** Start Provided data **

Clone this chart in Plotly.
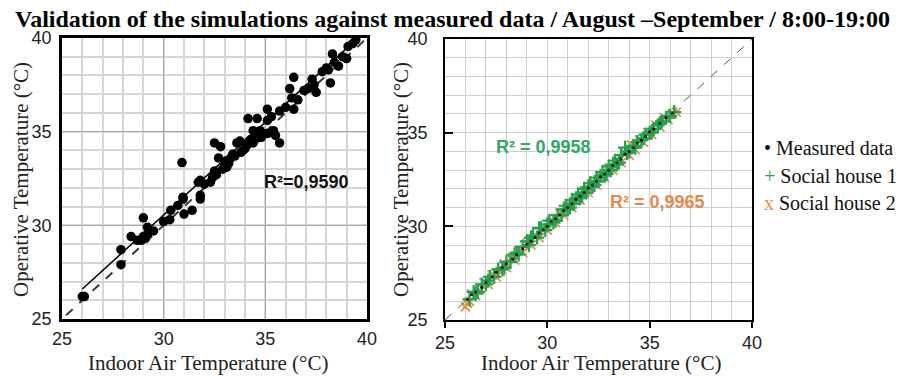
import plotly.graph_objects as go

# ---------------- data ----------------
# Left panel: measured points
left_air = [26.0, 26.1, 27.9, 27.9, 28.4, 28.7, 29.0, 29.0, 29.2, 29.2, 28.9, 29.1,
            30.3, 30.35, 30.7, 30.96, 31.0, 31.4, 31.8, 30.9, 30.95, 31.8, 31.8,
            32.4, 32.5, 32.5, 32.8, 32.7, 33.0, 33.1, 33.3, 33.4, 33.1, 33.6, 33.75,
            34.2, 34.4, 34.6, 34.8, 34.15, 34.6, 34.4, 34.75, 35.1, 35.1, 35.1, 35.4,
            35.5, 35.7, 36.2, 36.4, 36.3, 36.4, 36.0, 37.1, 37.3, 37.4, 37.5, 37.8,
            38.0, 38.1, 38.2, 38.3, 38.4, 39.0, 39.07, 39.3, 39.45,
            32.6, 32.9, 33.2, 33.5, 33.8, 34.0, 34.1, 34.3, 34.5, 32.3, 32.0, 33.9,
            35.3, 35.7, 36.6, 36.9, 38.6, 38.8, 29.5, 30.0, 31.7]
left_op = [26.2, 26.2, 28.7, 27.9, 29.4, 29.2, 30.4, 29.4, 29.9, 29.5, 29.2, 29.3,
           30.3, 30.8, 31.06, 31.4, 30.6, 30.8, 31.4, 33.35, 31.5, 32.4, 31.6,
           32.55, 32.9, 34.4, 34.2, 33.6, 33.2, 33.45, 33.6, 33.8, 33.1, 34.4, 34.5,
           34.5, 34.4, 34.65, 34.7, 35.7, 35.7, 35.05, 35.05, 36.2, 35.6, 34.9, 35.05,
           34.8, 34.4, 37.3, 37.9, 36.8, 36.2, 36.3, 37.3, 37.8, 37.5, 37.1, 38.2,
           38.4, 38.3, 37.6, 39.15, 38.7, 38.9, 39.55, 39.7, 39.9,
           32.7, 33.0, 33.3, 33.7, 33.9, 34.1, 34.3, 34.6, 34.9, 32.3, 32.2, 34.0,
           35.8, 36.1, 36.7, 37.2, 38.5, 39.0, 29.7, 30.2, 32.3]
left_fit_x = [26.0, 39.45]
left_fit_y = [26.6, 39.9]
left_identity = [25.2, 40.0]

# Right panel
right_identity = [25.0, 40.0]
meas_x = [26.1, 26.3, 26.5, 26.8, 27.0, 27.3, 27.5, 27.8, 28.0, 28.3, 28.5, 28.8,
          29.0, 29.2, 29.4, 29.6, 29.8, 30.0, 30.2, 30.4, 30.6, 30.8, 31.0, 31.2,
          31.4, 31.6, 31.8, 32.0, 32.2, 32.4, 32.6, 32.8, 33.0, 33.2, 33.4, 33.6,
          33.8, 34.0, 34.2, 34.4, 34.6, 34.8, 35.0, 35.2, 35.5, 35.8, 36.1]
meas_y = [26.1, 26.35, 26.5, 26.75, 27.0, 27.3, 27.55, 27.8, 28.0, 28.25, 28.5, 28.8,
          29.05, 29.2, 29.4, 29.65, 29.8, 30.0, 30.25, 30.4, 30.6, 30.85, 31.0, 31.2,
          31.45, 31.6, 31.8, 32.05, 32.2, 32.4, 32.65, 32.8, 33.0, 33.25, 33.4, 33.6,
          33.85, 34.0, 34.2, 34.45, 34.6, 34.8, 35.05, 35.2, 35.5, 35.8, 36.05]
sh1_x = [26.2, 26.4, 26.6, 26.8, 27.0, 27.2, 27.4, 27.6, 27.8, 28.0, 28.2, 28.4,
         28.6, 28.8, 29.0, 29.1, 29.3, 29.5, 29.7, 29.9, 30.1, 30.3, 30.5, 30.7,
         30.9, 31.0, 31.2, 31.3, 31.5, 31.6, 31.8, 31.9, 32.1, 32.2, 32.4, 32.5,
         32.7, 32.8, 33.0, 33.1, 33.3, 33.4, 33.6, 33.8, 34.0, 34.2, 34.4, 34.6,
         34.8, 35.0, 35.2, 35.4, 35.6, 35.8, 36.0, 36.2,
         26.5, 27.1, 27.9, 28.5, 29.2, 29.6, 30.0, 30.4, 30.8, 31.1, 31.4, 31.7,
         32.0, 32.3, 32.6, 32.9, 33.2, 33.5, 33.9, 34.3, 34.7, 35.1, 35.5]
sh1_y = [26.1, 26.5, 26.5, 26.9, 26.9, 27.3, 27.3, 27.7, 27.7, 28.1, 28.1, 28.5,
         28.5, 28.9, 29.2, 29.0, 29.5, 29.4, 29.9, 29.8, 30.3, 30.2, 30.6, 30.6,
         31.1, 30.9, 31.4, 31.2, 31.7, 31.5, 32.0, 31.8, 32.3, 32.1, 32.6, 32.4,
         32.9, 32.7, 33.2, 33.0, 33.5, 33.3, 33.8, 34.2, 34.0, 34.3, 34.5, 34.6,
         34.9, 35.0, 35.2, 35.4, 35.6, 35.8, 35.9, 36.1,
         26.4, 27.1, 27.8, 28.6, 29.4, 29.9, 30.1, 30.3, 30.9, 31.0, 31.5, 31.6,
         32.1, 32.2, 32.7, 32.8, 33.3, 33.4, 33.9, 34.2, 34.7, 35.0, 35.5]
sh2_x = [26.0, 26.1, 26.2, 26.3, 26.5, 26.7, 26.9, 27.1, 27.3, 27.5, 27.7, 27.9,
         28.0, 28.2, 28.4, 28.6, 28.8, 29.0, 29.2, 29.4, 29.6, 29.8, 30.0, 30.2,
         30.4, 30.6, 30.8, 31.0, 31.2, 31.4, 31.6, 31.8, 32.0, 32.2, 32.4, 32.6,
         32.8, 33.0, 33.2, 33.4, 33.6, 33.8, 34.0, 34.1, 34.3, 34.5, 34.7, 34.9,
         35.1, 35.3, 35.5, 35.7, 35.9, 36.1, 36.3]
sh2_y = [25.7, 25.9, 26.0, 26.4, 26.3, 26.6, 27.0, 26.9, 27.4, 27.3, 27.6, 28.0,
         27.8, 28.3, 28.2, 28.7, 28.6, 29.1, 29.0, 29.5, 29.4, 29.9, 29.8, 30.3,
         30.2, 30.7, 30.6, 31.1, 31.0, 31.5, 31.4, 31.9, 31.8, 32.3, 32.2, 32.7,
         32.6, 33.1, 33.0, 33.5, 33.4, 33.9, 33.8, 34.35, 34.1, 34.6, 34.5, 35.0,
         34.9, 35.4, 35.3, 35.8, 35.7, 36.0, 36.1]

axis_ticks = [25, 30, 35, 40]
title_text = "Validation of the simulations against measured data / August \u2013September / 8:00-19:00"
x_title = "Indoor Air Temperature (\u00b0C)"
y_title = "Operative Temperature (\u00b0C)"
r2_left = "R\u00b2=0,9590"
r2_sh1 = "R\u00b2 = 0,9958"
r2_sh2 = "R\u00b2 = 0,9965"
legend_labels = ["Measured data", "Social house 1", "Social house 2"]

GREEN = "#22a24c"
ORANGE = "#ee8a4e"
GREEN_TXT = "#2fa866"
ORANGE_TXT = "#e8894c"

# page has an 8px body margin; figure sized to fit in the window
OFF = 8
W, H = 907 - OFF, 376 - OFF
def fx(p):
    return (p - OFF) / W
def fy(p):
    return 1 - (p - OFF) / H

fig = go.Figure()

# left panel
fig.add_trace(go.Scatter(x=left_identity, y=left_identity, mode="lines",
                         line=dict(color="#3a3a3a", width=2, dash="dash"),
                         xaxis="x", yaxis="y", hoverinfo="skip"))
fig.add_trace(go.Scatter(x=left_fit_x, y=left_fit_y, mode="lines",
                         line=dict(color="black", width=1.5),
                         xaxis="x", yaxis="y", hoverinfo="skip"))
fig.add_trace(go.Scatter(x=left_air, y=left_op, mode="markers",
                         marker=dict(color="black", size=9.5),
                         xaxis="x", yaxis="y"))

# right panel
fig.add_trace(go.Scatter(x=sh2_x, y=sh2_y, mode="markers",
                         marker=dict(symbol="x-thin", size=9,
                                     line=dict(color=ORANGE, width=1.8)),
                         xaxis="x2", yaxis="y2"))
fig.add_trace(go.Scatter(x=sh1_x, y=sh1_y, mode="markers",
                         marker=dict(symbol="cross-thin", size=10,
                                     line=dict(color=GREEN, width=2.2)),
                         xaxis="x2", yaxis="y2"))
fig.add_trace(go.Scatter(x=meas_x, y=meas_y, mode="markers",
                         marker=dict(color="black", size=3),
                         xaxis="x2", yaxis="y2"))
fig.add_trace(go.Scatter(x=right_identity, y=right_identity, mode="lines",
                         line=dict(color="#555555", width=1, dash="dash"),
                         xaxis="x2", yaxis="y2", hoverinfo="skip"))

tickfont = dict(family="Liberation Sans, Arial", size=18, color="#222222")

common = dict(range=[25, 40], tickmode="array", tickvals=axis_ticks,
              zeroline=False, showline=True, linecolor="black", mirror=True,
              tickfont=tickfont, fixedrange=True, automargin=False)

fig.update_layout(
    template="none",
    width=W, height=H,
    margin=dict(l=0, r=0, t=0, b=0, pad=0),
    paper_bgcolor="white", plot_bgcolor="white",
    showlegend=False,
    xaxis=dict(**common, domain=[fx(62), fx(367)], anchor="y",
               linewidth=2.5, showgrid=True, gridcolor="#a8a8a8", gridwidth=1.2,
               minor=dict(tickvals=list(range(25, 41)), showgrid=True,
                          gridcolor="#d6d6d6", gridwidth=1.5),
               ticks="", ticklabelstandoff=2),
    yaxis=dict(**common, domain=[fy(319), fy(38)], anchor="x",
               linewidth=2.5, showgrid=True, gridcolor="#a8a8a8", gridwidth=1.2,
               minor=dict(tickvals=list(range(25, 41)), showgrid=True,
                          gridcolor="#d6d6d6", gridwidth=1.5),
               ticks="", ticklabelstandoff=4),
    xaxis2=dict(**common, domain=[fx(445), fx(752)], anchor="y2",
                linewidth=1.5, showgrid=True, gridcolor="#cfcfcf", gridwidth=1.2,
                minor=dict(tickvals=list(range(25, 41)), showgrid=True,
                           gridcolor="#cfcfcf", gridwidth=1.2),
                ticks="outside", ticklen=6, tickwidth=1.5, tickcolor="black",
                ticklabelstandoff=0),
    yaxis2=dict(**common, domain=[fy(320), fy(39)], anchor="x2",
                linewidth=1.5, showgrid=True, gridcolor="#cfcfcf", gridwidth=1.2,
                minor=dict(tickvals=list(range(25, 41)), showgrid=True,
                           gridcolor="#cfcfcf", gridwidth=1.2),
                ticks="inside", ticklen=8, tickwidth=1.5, tickcolor="black",
                ticklabelstandoff=12),
)

serif = "Liberation Serif, Times New Roman"
ann = []
ann.append(dict(text="<b>" + title_text + "</b>", x=fx(452), y=fy(19),
                xref="paper", yref="paper", showarrow=False, borderpad=0,
                font=dict(family=serif, size=24, color="black"),
                xanchor="center", yanchor="middle"))
ann.append(dict(text=x_title, x=fx(208), y=fy(363), xref="paper", yref="paper",
                showarrow=False, borderpad=0, font=dict(family=serif, size=21, color="#222"),
                xanchor="center", yanchor="middle"))
ann.append(dict(text=x_title, x=fx(601), y=fy(363), xref="paper", yref="paper",
                showarrow=False, borderpad=0, font=dict(family=serif, size=21, color="#222"),
                xanchor="center", yanchor="middle"))
ann.append(dict(text=y_title, x=fx(21), y=fy(180), xref="paper", yref="paper",
                showarrow=False, textangle=-90, borderpad=0,
                font=dict(family=serif, size=21, color="#222"),
                xanchor="center", yanchor="middle"))
ann.append(dict(text=y_title, x=fx(401), y=fy(180), xref="paper", yref="paper",
                showarrow=False, textangle=-90, borderpad=0,
                font=dict(family=serif, size=21, color="#222"),
                xanchor="center", yanchor="middle"))
ann.append(dict(text="<b>" + r2_left + "</b>", x=37.0, y=32.3, xref="x", yref="y",
                showarrow=False, font=dict(family="Liberation Sans, Arial", size=18, color="#111"),
                xanchor="center", yanchor="middle"))
ann.append(dict(text="<b>" + r2_sh1 + "</b>", x=29.8, y=34.24, xref="x2", yref="y2",
                showarrow=False, font=dict(family="Liberation Sans, Arial", size=18, color=GREEN_TXT),
                xanchor="center", yanchor="middle"))
ann.append(dict(text="<b>" + r2_sh2 + "</b>", x=35.4, y=31.3, xref="x2", yref="y2",
                showarrow=False, font=dict(family="Liberation Sans, Arial", size=18, color=ORANGE_TXT),
                xanchor="center", yanchor="middle"))
legend_syms = [("\u2022", "black"), ("+", GREEN), ("x", ORANGE)]
legend_y = [148, 176, 203]
for (sym, col), lab, ypos in zip(legend_syms, legend_labels, legend_y):
    ann.append(dict(text='<span style="color:%s">%s</span> %s' % (col, sym, lab),
                    x=fx(762), y=fy(ypos), xref="paper", yref="paper",
                    showarrow=False, font=dict(family=serif, size=20, color="#111"),
                    xanchor="left", yanchor="middle"))
fig.update_layout(annotations=ann)

fig.write_html("out.html")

** End Provided data **

What you are asked to do: Please quote the lines of the material, beginning with the first and ending with the one that contains "import plotly.graph_objects as go", exactly as written and without any pictures.

Expected answer:
Clone this chart in Plotly.
import plotly.graph_objects as go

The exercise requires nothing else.